[What is expected] Up to and including the line with "bottom=bottoms, top=tops, color=colors))", reproduce the listing below exactly, beginning at its first line.

<<<<

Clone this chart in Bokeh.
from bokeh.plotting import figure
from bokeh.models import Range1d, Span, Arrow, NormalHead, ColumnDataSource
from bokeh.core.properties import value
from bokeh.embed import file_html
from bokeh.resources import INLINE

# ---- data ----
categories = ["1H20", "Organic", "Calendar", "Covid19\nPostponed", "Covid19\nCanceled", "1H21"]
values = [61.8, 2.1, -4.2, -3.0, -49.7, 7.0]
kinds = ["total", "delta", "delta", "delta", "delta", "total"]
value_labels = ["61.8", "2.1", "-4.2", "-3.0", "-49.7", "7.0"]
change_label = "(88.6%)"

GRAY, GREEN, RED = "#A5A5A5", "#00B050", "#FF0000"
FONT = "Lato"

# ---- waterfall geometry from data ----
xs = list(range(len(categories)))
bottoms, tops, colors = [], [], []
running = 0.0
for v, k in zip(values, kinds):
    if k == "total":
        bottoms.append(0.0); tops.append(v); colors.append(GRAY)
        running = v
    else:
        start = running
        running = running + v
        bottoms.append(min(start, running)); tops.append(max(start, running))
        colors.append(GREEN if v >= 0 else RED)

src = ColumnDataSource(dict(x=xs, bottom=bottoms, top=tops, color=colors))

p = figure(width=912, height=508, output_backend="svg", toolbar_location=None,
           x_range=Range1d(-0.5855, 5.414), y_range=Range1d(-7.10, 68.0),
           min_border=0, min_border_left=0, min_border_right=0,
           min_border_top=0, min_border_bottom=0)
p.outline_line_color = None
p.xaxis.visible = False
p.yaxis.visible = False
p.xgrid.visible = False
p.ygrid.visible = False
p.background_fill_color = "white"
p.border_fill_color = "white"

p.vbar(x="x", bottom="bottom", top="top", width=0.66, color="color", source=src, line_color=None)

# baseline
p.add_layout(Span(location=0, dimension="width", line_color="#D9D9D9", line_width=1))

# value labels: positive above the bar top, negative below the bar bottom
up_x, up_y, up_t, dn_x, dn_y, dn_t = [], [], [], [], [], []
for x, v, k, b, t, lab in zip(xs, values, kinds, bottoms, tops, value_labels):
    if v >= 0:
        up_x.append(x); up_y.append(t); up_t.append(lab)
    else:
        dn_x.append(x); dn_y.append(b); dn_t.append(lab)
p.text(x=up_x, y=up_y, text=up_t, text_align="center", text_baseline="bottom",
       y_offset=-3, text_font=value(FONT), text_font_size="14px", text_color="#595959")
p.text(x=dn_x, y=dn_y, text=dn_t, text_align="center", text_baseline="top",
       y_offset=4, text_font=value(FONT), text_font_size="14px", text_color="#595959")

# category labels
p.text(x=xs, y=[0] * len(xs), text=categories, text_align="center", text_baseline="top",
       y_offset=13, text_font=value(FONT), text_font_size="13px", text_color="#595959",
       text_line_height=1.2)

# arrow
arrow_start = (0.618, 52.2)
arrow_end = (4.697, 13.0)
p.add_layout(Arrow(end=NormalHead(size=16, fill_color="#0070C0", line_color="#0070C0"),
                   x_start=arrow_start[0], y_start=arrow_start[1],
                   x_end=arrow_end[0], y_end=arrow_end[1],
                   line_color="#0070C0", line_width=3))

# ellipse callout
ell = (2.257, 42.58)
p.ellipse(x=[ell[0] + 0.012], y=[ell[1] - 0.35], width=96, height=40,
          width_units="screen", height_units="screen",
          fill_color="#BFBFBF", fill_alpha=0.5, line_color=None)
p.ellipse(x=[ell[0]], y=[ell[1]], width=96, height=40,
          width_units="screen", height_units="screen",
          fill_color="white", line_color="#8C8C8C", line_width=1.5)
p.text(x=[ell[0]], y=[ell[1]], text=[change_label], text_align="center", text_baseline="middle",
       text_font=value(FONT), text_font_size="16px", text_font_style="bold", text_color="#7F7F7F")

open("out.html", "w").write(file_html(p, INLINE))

>>>>

[Response below]
Clone this chart in Bokeh.
from bokeh.plotting import figure
from bokeh.models import Range1d, Span, Arrow, NormalHead, ColumnDataSource
from bokeh.core.properties import value
from bokeh.embed import file_html
from bokeh.resources import INLINE

# ---- data ----
categories = ["1H20", "Organic", "Calendar", "Covid19\nPostponed", "Covid19\nCanceled", "1H21"]
values = [61.8, 2.1, -4.2, -3.0, -49.7, 7.0]
kinds = ["total", "delta", "delta", "delta", "delta", "total"]
value_labels = ["61.8", "2.1", "-4.2", "-3.0", "-49.7", "7.0"]
change_label = "(88.6%)"

GRAY, GREEN, RED = "#A5A5A5", "#00B050", "#FF0000"
FONT = "Lato"

# ---- waterfall geometry from data ----
xs = list(range(len(categories)))
bottoms, tops, colors = [], [], []
running = 0.0
for v, k in zip(values, kinds):
    if k == "total":
        bottoms.append(0.0); tops.append(v); colors.append(GRAY)
        running = v
    else:
        start = running
        running = running + v
        bottoms.append(min(start, running)); tops.append(max(start, running))
        colors.append(GREEN if v >= 0 else RED)

src = ColumnDataSource(dict(x=xs, bottom=bottoms, top=tops, color=colors))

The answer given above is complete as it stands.